During a lunchtime discussion in the NTI newsroom, Tracee told us that her favourite Thorntons’ chocolate was the fifth one eaten, having guzzled the first four like a woman just released from prison.
There was always something a little strange about the sighting of an anomalous Thorntons’ chocolate shop, nestled between a Principles and a Carluccios when wandering around a mall in search of a phone cover or Pret a Manger. Now such journeys will be easier to navigate, as you will just need say, “Turn left at the three boarded-up stores, and don’t bother looking for the Pret, as it is now closed, being turned into five bedsits.”
It was announced last evening (Monday 15 March) that Thorntons are closing all 61 of its retail outlets, with 603 of their former people now searching for work, as it moves its business into supermarkets, other stores and online. It was probably one of the easier potential scores when playing ‘Closing Down Bingo’, as very few people would have parked their dodgy little Vauxhall on level B5 at the mall with a specific view of nipping up six escalators to buy a box of Thorntons’ chocolates. It was always going to be an impulsive bag-filler, after a couple of glasses of Sauvignon Blanc over lunch at Pizza Express.

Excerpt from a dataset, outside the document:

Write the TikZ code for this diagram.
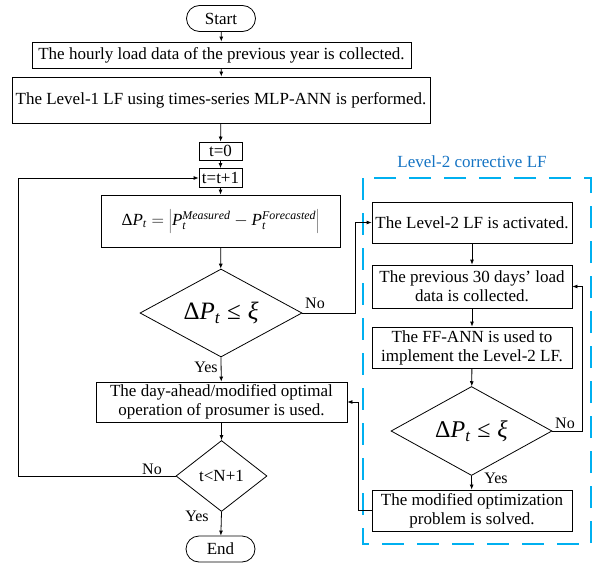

Some media outlets are claiming that this latest closure is (yet) another ‘victim of the pandemic’, but it is probably closer to the truth to say that it is more likely a ‘victim of being a chocolate shop in expensive retail space’ only busy three days before Valentines or Mother’s’ Day’.
Adam Goddard is retail director at the store, and he told us that more than £45 million has been invested in the brand, including funding to open “new format stores” and cafés. Its factory in Alfreton, Derbyshire will remain open and there were mumblings of ‘a new beginning’ and ‘commitment to a great British brand’ behind Adam’s mask and a mouth full of raspberry delights.